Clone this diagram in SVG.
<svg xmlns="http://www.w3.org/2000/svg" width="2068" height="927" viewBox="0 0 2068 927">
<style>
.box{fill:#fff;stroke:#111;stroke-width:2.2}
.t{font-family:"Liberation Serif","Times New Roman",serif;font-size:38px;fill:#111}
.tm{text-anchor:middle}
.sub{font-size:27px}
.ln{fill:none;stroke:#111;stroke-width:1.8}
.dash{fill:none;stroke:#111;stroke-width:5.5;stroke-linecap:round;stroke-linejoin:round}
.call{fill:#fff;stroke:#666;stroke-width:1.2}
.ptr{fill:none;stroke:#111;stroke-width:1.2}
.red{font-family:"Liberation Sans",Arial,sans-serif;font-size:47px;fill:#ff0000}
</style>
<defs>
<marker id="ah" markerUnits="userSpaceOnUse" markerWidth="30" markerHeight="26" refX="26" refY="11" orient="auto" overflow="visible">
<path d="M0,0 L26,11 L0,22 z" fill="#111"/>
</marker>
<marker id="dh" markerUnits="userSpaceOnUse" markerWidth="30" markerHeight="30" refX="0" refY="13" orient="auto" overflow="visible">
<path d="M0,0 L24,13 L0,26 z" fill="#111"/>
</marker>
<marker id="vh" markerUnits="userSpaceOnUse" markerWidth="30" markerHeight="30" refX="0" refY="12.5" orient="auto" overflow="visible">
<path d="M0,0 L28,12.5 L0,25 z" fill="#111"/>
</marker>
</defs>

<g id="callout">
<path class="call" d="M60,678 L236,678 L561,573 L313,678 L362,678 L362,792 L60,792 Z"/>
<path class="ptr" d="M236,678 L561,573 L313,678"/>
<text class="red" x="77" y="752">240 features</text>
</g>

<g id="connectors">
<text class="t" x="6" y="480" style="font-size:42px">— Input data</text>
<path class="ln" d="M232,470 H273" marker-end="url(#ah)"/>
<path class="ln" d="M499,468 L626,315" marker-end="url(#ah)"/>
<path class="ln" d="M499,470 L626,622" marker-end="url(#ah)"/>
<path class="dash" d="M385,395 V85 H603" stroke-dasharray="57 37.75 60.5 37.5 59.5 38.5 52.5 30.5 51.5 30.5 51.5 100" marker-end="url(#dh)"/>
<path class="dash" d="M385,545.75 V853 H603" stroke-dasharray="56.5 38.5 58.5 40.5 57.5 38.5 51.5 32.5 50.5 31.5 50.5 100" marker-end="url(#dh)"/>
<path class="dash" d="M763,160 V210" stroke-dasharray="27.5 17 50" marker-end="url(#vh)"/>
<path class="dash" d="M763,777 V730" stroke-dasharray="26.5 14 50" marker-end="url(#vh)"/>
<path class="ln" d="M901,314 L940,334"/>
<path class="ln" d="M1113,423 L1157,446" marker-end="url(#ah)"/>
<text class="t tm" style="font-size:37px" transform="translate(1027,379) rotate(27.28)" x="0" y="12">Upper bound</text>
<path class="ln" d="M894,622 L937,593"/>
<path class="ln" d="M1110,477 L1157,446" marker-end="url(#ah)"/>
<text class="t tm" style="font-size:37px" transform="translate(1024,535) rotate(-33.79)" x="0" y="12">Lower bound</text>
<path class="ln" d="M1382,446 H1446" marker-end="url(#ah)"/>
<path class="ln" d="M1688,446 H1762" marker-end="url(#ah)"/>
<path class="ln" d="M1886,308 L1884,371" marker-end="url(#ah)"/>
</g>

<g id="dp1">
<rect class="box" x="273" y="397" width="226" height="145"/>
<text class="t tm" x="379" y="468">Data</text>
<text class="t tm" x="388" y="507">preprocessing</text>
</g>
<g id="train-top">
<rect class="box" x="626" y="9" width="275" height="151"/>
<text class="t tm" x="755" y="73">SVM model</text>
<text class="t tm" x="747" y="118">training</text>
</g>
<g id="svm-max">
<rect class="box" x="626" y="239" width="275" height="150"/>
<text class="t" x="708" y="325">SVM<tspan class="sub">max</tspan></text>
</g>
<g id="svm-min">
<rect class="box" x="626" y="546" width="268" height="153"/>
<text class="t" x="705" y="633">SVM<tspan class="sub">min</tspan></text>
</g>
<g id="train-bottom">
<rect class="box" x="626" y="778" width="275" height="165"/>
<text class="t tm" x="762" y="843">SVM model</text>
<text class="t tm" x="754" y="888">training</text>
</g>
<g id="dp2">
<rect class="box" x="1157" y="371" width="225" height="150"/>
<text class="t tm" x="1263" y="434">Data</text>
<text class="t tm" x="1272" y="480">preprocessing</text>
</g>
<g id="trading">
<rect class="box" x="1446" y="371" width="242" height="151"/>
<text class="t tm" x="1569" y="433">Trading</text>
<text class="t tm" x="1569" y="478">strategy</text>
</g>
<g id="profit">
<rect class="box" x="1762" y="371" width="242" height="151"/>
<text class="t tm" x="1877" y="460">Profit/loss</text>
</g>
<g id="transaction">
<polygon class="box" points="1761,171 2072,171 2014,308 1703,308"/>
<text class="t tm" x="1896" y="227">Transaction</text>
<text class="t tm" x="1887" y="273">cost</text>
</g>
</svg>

· · · ·

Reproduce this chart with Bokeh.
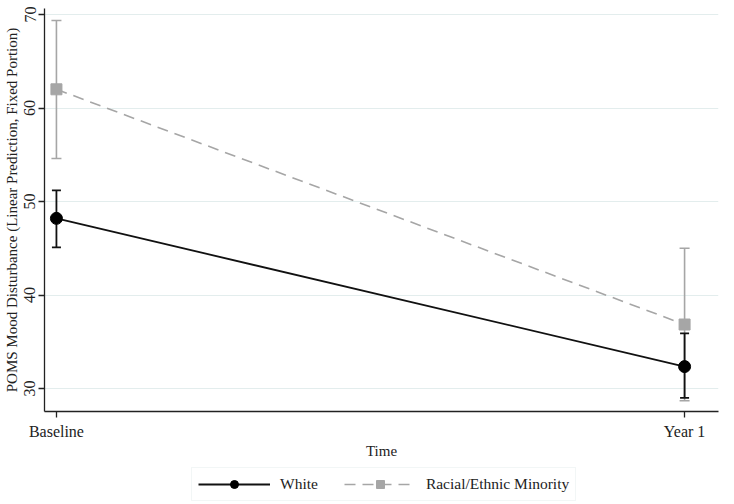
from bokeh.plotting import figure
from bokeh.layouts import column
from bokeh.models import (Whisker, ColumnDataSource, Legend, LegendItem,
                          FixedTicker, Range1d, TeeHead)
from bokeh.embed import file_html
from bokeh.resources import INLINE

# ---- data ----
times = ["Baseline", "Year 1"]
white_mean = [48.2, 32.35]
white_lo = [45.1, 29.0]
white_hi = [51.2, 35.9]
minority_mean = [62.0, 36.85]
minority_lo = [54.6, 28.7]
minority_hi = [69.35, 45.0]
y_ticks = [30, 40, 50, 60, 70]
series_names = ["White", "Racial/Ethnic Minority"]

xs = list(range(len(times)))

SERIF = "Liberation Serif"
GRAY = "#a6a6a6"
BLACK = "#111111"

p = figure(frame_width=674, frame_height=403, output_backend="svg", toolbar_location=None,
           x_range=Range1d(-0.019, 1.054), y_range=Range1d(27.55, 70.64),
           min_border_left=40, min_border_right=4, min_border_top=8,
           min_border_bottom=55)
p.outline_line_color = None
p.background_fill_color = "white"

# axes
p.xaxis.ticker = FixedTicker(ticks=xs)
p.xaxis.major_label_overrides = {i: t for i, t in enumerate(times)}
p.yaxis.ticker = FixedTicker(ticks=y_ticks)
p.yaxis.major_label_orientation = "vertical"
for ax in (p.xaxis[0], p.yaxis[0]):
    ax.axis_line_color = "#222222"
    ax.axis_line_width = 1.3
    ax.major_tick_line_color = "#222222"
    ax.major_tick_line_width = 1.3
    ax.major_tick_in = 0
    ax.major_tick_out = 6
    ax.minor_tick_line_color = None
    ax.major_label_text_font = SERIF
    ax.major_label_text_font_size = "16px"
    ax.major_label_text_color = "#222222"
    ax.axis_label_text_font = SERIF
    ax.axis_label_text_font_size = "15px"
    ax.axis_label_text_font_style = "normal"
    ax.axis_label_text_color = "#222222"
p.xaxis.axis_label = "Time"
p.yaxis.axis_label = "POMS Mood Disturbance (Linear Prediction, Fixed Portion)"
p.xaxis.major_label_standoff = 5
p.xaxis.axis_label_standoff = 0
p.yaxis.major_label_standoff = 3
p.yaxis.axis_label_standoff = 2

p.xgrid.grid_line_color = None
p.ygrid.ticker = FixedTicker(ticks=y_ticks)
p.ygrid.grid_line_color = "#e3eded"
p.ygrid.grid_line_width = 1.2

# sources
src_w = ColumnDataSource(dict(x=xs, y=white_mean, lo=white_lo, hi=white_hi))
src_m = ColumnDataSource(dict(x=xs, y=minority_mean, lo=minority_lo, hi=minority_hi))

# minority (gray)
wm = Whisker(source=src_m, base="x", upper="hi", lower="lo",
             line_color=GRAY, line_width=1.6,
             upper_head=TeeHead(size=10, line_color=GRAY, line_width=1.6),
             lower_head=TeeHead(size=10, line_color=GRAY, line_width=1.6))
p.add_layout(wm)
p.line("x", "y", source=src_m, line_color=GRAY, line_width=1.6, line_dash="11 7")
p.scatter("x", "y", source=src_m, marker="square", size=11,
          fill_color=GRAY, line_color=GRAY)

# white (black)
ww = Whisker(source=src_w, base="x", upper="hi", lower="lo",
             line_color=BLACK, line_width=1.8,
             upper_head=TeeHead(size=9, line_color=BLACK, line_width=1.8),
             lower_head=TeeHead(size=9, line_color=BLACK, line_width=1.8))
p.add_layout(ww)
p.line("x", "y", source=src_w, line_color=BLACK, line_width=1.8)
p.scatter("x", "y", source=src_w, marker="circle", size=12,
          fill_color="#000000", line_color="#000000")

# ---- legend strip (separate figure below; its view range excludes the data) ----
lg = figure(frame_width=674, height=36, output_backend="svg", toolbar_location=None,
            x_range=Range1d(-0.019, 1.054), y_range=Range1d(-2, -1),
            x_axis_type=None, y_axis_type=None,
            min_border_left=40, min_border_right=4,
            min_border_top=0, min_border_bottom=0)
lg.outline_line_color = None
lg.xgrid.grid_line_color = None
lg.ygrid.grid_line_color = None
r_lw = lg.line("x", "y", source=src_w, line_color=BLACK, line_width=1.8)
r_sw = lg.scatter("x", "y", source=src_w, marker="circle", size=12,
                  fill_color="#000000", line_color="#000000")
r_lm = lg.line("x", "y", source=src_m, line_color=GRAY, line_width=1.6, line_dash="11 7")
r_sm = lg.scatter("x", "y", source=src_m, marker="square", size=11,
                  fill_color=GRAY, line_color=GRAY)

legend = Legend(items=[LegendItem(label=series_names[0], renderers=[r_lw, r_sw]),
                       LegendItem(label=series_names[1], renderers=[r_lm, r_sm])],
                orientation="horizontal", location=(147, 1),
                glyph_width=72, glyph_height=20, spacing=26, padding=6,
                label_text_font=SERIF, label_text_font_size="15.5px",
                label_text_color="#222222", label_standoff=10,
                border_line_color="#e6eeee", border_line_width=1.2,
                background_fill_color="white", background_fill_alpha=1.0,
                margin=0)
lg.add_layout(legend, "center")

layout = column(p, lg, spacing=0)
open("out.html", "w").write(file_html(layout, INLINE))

· · · ·

- _SET PROBLEM_
In the listing above, find the line containing "Reproduce this chart with Bokeh." and the line containing "from bokeh.resources import INLINE". Reproduce those lines and all between them exactly, with no pictures and nothing more.

- _EXERCISE RESULT_
Reproduce this chart with Bokeh.
from bokeh.plotting import figure
from bokeh.layouts import column
from bokeh.models import (Whisker, ColumnDataSource, Legend, LegendItem,
                          FixedTicker, Range1d, TeeHead)
from bokeh.embed import file_html
from bokeh.resources import INLINE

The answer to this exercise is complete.